21 Nisan 2017 Cuma

AKDENİZ



Pedalımı çevirmeye başlarken Akdeniz esintisinin beni nerelere alıp götüreceğini  merak ediyordum. Aynı yolu her gün almanın neresi merak edilecek diye sorabilirsiniz. Şimdi anlatayım o zaman dayanın arkanıza……
 Deniz kenarındaki lisenin deniz gören kocaman bahçesi, uçurtma çiçekleri ile dolmuştu. Gençlerin yüzündeki gülme alışık olduklarınız gibi değildi. Göğe çıkan umutların ne olursa olsun yeşermesi gerektiği gibi, inşaat için getirilmiş kumun içinden fırlayan filizler gibi.
 Mimozaları, ud nağmeleri ile dans ettiren yaşlı beyefendi, günlerin geçiş serenomisine eşlik ediyor.  Ama hiç acelesi yok. Çünkü acelenin tüketmek olduğunu bilecek kadar yaşamış.

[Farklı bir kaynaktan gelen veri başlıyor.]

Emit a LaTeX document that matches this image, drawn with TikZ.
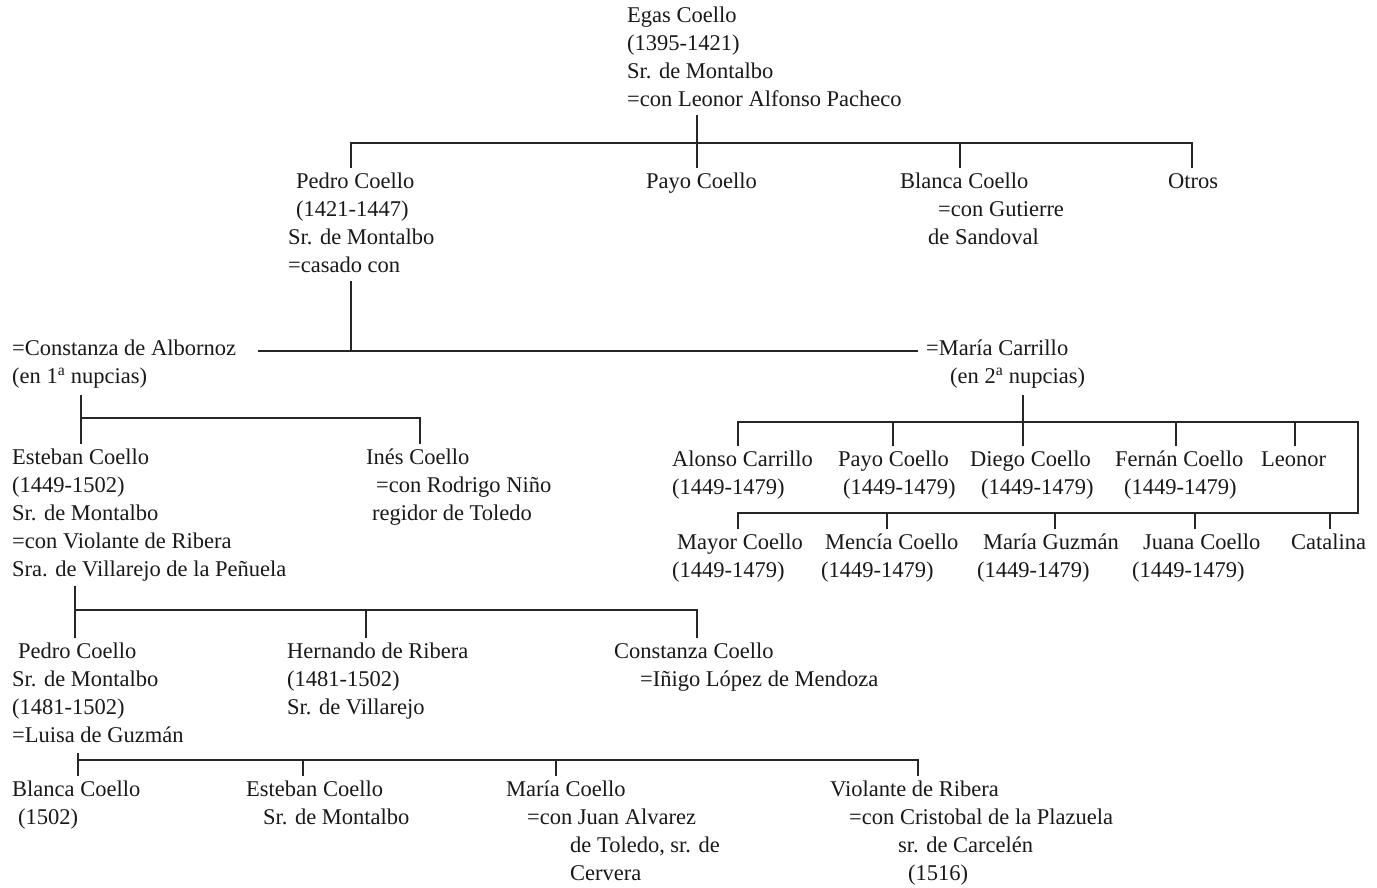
\documentclass[tikz,border=0pt]{standalone}
\usepackage{fontspec}
\setmainfont{Liberation Serif}
\newcommand\hs[1]{\hspace*{#1pt}}
\begin{document}
\begin{tikzpicture}[x=1pt,y=-1pt,
  line/.style={line width=1.3pt, draw=black!85},
  txt/.style={anchor=north west, inner sep=0pt, align=left, yshift=19.6pt,
              font=\fontsize{22.5}{28}\selectfont, text=black!90}]
\useasboundingbox[fill=white] (0,0) rectangle (1377,887);

% ---- generation 1
\node[txt] (egas) at (627,22) {\strut Egas Coello\\\strut (1395-1421)\\\strut Sr. de Montalbo\\\strut =con Leonor Alfonso Pacheco};

% ---- generation 2
\node[txt] (pedro1) at (288,188) {\strut\hs{8}Pedro Coello\\\strut\hs{8}(1421-1447)\\\strut Sr. de Montalbo\\\strut =casado con};
\node[txt] (payo1) at (646,188) {\strut Payo Coello};
\node[txt] (blanca1) at (900,188) {\strut Blanca Coello\\\strut\hs{38}=con Gutierre\\\strut\hs{28}de Sandoval};
\node[txt] (otros) at (1168,188) {\strut Otros};

% ---- wives
\node[txt] (constanza) at (12,355) {\strut =Constanza de Albornoz\\\strut (en 1\textsuperscript{a} nupcias)};
\node[txt] (carrillo) at (926,355) {\strut =María Carrillo\\\strut\hs{24}(en 2\textsuperscript{a} nupcias)};

% ---- children of first marriage
\node[txt] (esteban1) at (12,464) {\strut Esteban Coello\\\strut (1449-1502)\\\strut Sr. de Montalbo\\\strut =con Violante de Ribera\\\strut Sra. de Villarejo de la Peñuela};
\node[txt] (ines) at (366,464) {\strut Inés Coello\\\strut\hs{10}=con Rodrigo Niño\\\strut\hs{6}regidor de Toledo};

% ---- children of second marriage
\node[txt] (alonso) at (672,466) {\strut Alonso Carrillo\\\strut (1449-1479)};
\node[txt] (payo2) at (838,466) {\strut Payo Coello\\\strut\hs{5}(1449-1479)};
\node[txt] (diego) at (970,466) {\strut Diego Coello\\\strut\hs{11}(1449-1479)};
\node[txt] (fernan) at (1115,466) {\strut Fernán Coello\\\strut\hs{9}(1449-1479)};
\node[txt] (leonor) at (1261,466) {\strut Leonor};
\node[txt] (mayor) at (672,549) {\strut\hs{5}Mayor Coello\\\strut (1449-1479)};
\node[txt] (mencia) at (821,549) {\strut\hs{4}Mencía Coello\\\strut (1449-1479)};
\node[txt] (mguzman) at (977,549) {\strut\hs{6}María Guzmán\\\strut (1449-1479)};
\node[txt] (juana) at (1132,549) {\strut\hs{11}Juana\hs{6}Coello\\\strut (1449-1479)};
\node[txt] (catalina) at (1291,549) {\strut Catalina};

% ---- children of Esteban
\node[txt] (pedro2) at (12,658) {\strut\hs{6}Pedro Coello\\\strut Sr. de Montalbo\\\strut (1481-1502)\\\strut =Luisa de Guzmán};
\node[txt] (hernando) at (287,658) {\strut Hernando de Ribera\\\strut (1481-1502)\\\strut Sr. de Villarejo};
\node[txt] (constanzac) at (614,658) {\strut Constanza Coello\\\strut\hs{26}=Iñigo López de Mendoza};

% ---- children of Pedro
\node[txt] (blanca2) at (12,796) {\strut Blanca Coello\\\strut\hs{6}(1502)};
\node[txt] (esteban2) at (246,796) {\strut Esteban Coello\\\strut\hs{17}Sr. de Montalbo};
\node[txt] (mariac) at (506,796) {\strut María Coello\\\strut\hs{21}=con Juan Alvarez\\\strut\hs{64}de Toledo, sr. de\\\strut\hs{64}Cervera};
\node[txt] (violante) at (830,796) {\strut Violante de Ribera\\\strut\hs{19}=con Cristobal de la Plazuela\\\strut\hs{68}sr. de Carcelén\\\strut\hs{78}(1516)};

% ---- connectors: generation 1 -> 2
\coordinate (g1) at (697,143);
\coordinate (g1l) at (351,143);
\coordinate (g1b) at (960,143);
\coordinate (g1r) at (1192,143);
\draw[line] (g1 |- egas.south) -- (g1 |- payo1.north);
\draw[line] (g1l |- pedro1.north) -- (g1l) -- (g1r) -- (g1r |- otros.north);
\draw[line] (g1b) -- (g1b |- blanca1.north);

% ---- marriage line
\coordinate (m1) at (351,351);
\coordinate (m1l) at (258,351);
\draw[line] (m1 |- pedro1.south) -- (m1);
\draw[line] (m1l) -- ([xshift=-8pt]carrillo.west |- m1);

% ---- first marriage children
\coordinate (c1) at (81,418);
\coordinate (c1r) at (420,418);
\draw[line] (c1 |- constanza.south) ++(0,3) -- (c1 |- esteban1.north);
\draw[line] (c1) -- (c1r) -- (c1r |- ines.north);

% ---- second marriage children
\coordinate (c2) at (1023,422);
\coordinate (c2l) at (738,422);
\coordinate (c2r) at (1358,422);
\coordinate (c3l) at (738,513);
\coordinate (c3r) at (1358,513);
\draw[line] (c2 |- carrillo.south) ++(0,3) -- (c2 |- diego.north);
\draw[line] (c2l |- alonso.north) -- (c2l) -- (c2r) -- (c3r) -- (c3l) -- (c3l |- mayor.north);
\foreach \x/\n in {893/payo2, 1176/fernan, 1295/leonor}
  \draw[line] (\x,422) -- (\x,422 |- \n.north);
\foreach \x/\n in {887/mencia, 1055/mguzman, 1195/juana, 1330/catalina}
  \draw[line] (\x,513) -- (\x,513 |- \n.north);

% ---- Esteban's children
\coordinate (c4) at (75,610);
\coordinate (c4m) at (366,610);
\coordinate (c4r) at (697,610);
\draw[line] (c4 |- esteban1.south) ++(0,1) -- (c4 |- pedro2.north);
\draw[line] (c4) -- (c4r) -- (c4r |- constanzac.north);
\draw[line] (c4m) -- (c4m |- hernando.north);

% ---- Pedro's children
\coordinate (c5) at (78,760);
\coordinate (c5a) at (303,760);
\coordinate (c5b) at (556,760);
\coordinate (c5r) at (918,760);
\draw[line] (c5 |- pedro2.south) ++(0,2) -- (c5 |- blanca2.north);
\draw[line] (c5) -- (c5r) -- (c5r |- violante.north);
\draw[line] (c5a) -- (c5a |- esteban2.north);
\draw[line] (c5b) -- (c5b |- mariac.north);
\end{tikzpicture}
\end{document}
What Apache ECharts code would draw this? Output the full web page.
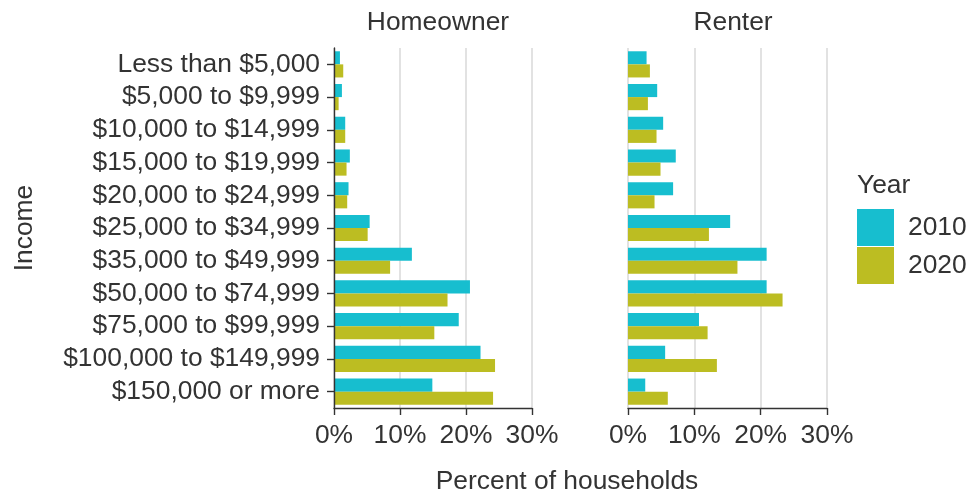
<!DOCTYPE html>
<html>
<head>
<meta charset="utf-8">
<script src="https://cdn.jsdelivr.net/npm/echarts@6/dist/echarts.min.js"></script>
<style>html,body{margin:0;padding:0;background:#fff}#c{width:969px;height:493px}</style>
</head>
<body>
<div id="c"></div>
<script>
const categories = ["Less than $5,000","$5,000 to $9,999","$10,000 to $14,999","$15,000 to $19,999","$20,000 to $24,999","$25,000 to $34,999","$35,000 to $49,999","$50,000 to $74,999","$75,000 to $99,999","$100,000 to $149,999","$150,000 or more"];
const homeowner2010 = [0.9, 1.2, 1.7, 2.4, 2.2, 5.4, 11.8, 20.6, 18.9, 22.2, 14.9];
const homeowner2020 = [1.4, 0.7, 1.7, 1.9, 2.0, 5.1, 8.5, 17.2, 15.2, 24.4, 24.1];
const renter2010 = [2.8, 4.4, 5.3, 7.2, 6.8, 15.4, 20.9, 20.9, 10.7, 5.6, 2.6];
const renter2020 = [3.3, 3.0, 4.3, 4.9, 4.0, 12.2, 16.5, 23.3, 12.0, 13.4, 6.0];
const panels = ["Homeowner", "Renter"];
const years = ["2010", "2020"];
const xTicks = [0, 10, 20, 30];

const FONT = "'Liberation Sans', Arial, sans-serif";
const FS = 26.4;
const TXT = "#333333";
const C2010 = "#17becf", C2020 = "#bcbd22";

const chart = echarts.init(document.getElementById('c'), null, {renderer: 'canvas'});
const grids = [
  {left: 334, width: 198, top: 48, height: 360},
  {left: 628, width: 199, top: 48, height: 360}
];
function xAxis(i) {
  return {
    type: 'value', gridIndex: i, min: xTicks[0], max: xTicks[xTicks.length - 1], interval: 10,
    axisLine: {show: true, lineStyle: {color: '#333', width: 1.4}},
    axisTick: {show: true, length: 7, lineStyle: {color: '#333', width: 1.4}},
    axisLabel: {formatter: v => v + '%', fontSize: FS, color: TXT, fontFamily: FONT, margin: 15},
    splitLine: {show: true, lineStyle: {color: '#d9d9d9', width: 1.5}}
  };
}
const option = {
  animation: false,
  textStyle: {fontFamily: FONT},
  grid: grids,
  title: [
    {text: panels[0], left: 433, top: 5, textAlign: 'center', textStyle: {fontSize: FS, fontWeight: 'normal', color: TXT, fontFamily: FONT}},
    {text: panels[1], left: 728, top: 5, textAlign: 'center', textStyle: {fontSize: FS, fontWeight: 'normal', color: TXT, fontFamily: FONT}},
    {text: 'Year', left: 852, top: 168, textStyle: {fontSize: FS, fontWeight: 'normal', color: TXT, fontFamily: FONT}},
    {text: 'Percent of households', left: 562, top: 464, textAlign: 'center', textStyle: {fontSize: FS, fontWeight: 'normal', color: TXT, fontFamily: FONT}}
  ],
  legend: {
    data: years, orient: 'vertical', left: 857, top: 209, padding: 0,
    itemWidth: 37, itemHeight: 37, itemGap: 1, icon: 'rect',
    textStyle: {fontSize: FS, color: TXT, fontFamily: FONT, padding: [0, 0, 0, 9]}
  },
  xAxis: [xAxis(0), xAxis(1)],
  yAxis: [
    {type: 'category', gridIndex: 0, data: categories, inverse: true, z: 5,
     name: 'Income', nameLocation: 'middle', nameGap: 296,
     nameTextStyle: {fontSize: FS, color: TXT, fontFamily: FONT},
     axisLine: {show: true, lineStyle: {color: '#333', width: 1.4}},
     axisTick: {show: true, length: 7, alignWithLabel: true, interval: 0, lineStyle: {color: '#333', width: 1.4}},
     axisLabel: {fontSize: FS, color: TXT, fontFamily: FONT, margin: 14, interval: 0},
     splitLine: {show: false}},
    {type: 'category', gridIndex: 1, data: categories, inverse: true,
     axisLine: {show: false}, axisTick: {show: false}, axisLabel: {show: false}, splitLine: {show: false}}
  ],
  series: [
    {name: years[0], type: 'bar', xAxisIndex: 0, yAxisIndex: 0, data: homeowner2010, barWidth: '40%', barGap: '0%', itemStyle: {color: C2010}},
    {name: years[1], type: 'bar', xAxisIndex: 0, yAxisIndex: 0, data: homeowner2020, barWidth: '40%', barGap: '0%', itemStyle: {color: C2020}},
    {name: years[0], type: 'bar', xAxisIndex: 1, yAxisIndex: 1, data: renter2010, barWidth: '40%', barGap: '0%', itemStyle: {color: C2010}},
    {name: years[1], type: 'bar', xAxisIndex: 1, yAxisIndex: 1, data: renter2020, barWidth: '40%', barGap: '0%', itemStyle: {color: C2020}}
  ]
};
chart.setOption(option);
</script>
</body>
</html>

Japon çiçeklerinin koyu gölgesi okul kaçamaklarının kahvesi olmuş. Tam da çektikleri canlı yayına giriş yaptım bisikletimle. Gençlik iksiri onların havalarındaydı sanki bol bol içime çektim.  Dönüş yolunda gördüğüm ölü kumru, özgürlüğün sonsuza kadar sende kalmayacağını yine hatırlattı bana. Hızlandırdım pedallarımı, kalktım selemden, Akdeniz rüzgarı, saçlarımın arasından geçerken, gökyüzünün mavisini tutmaya çalışmayacaktım.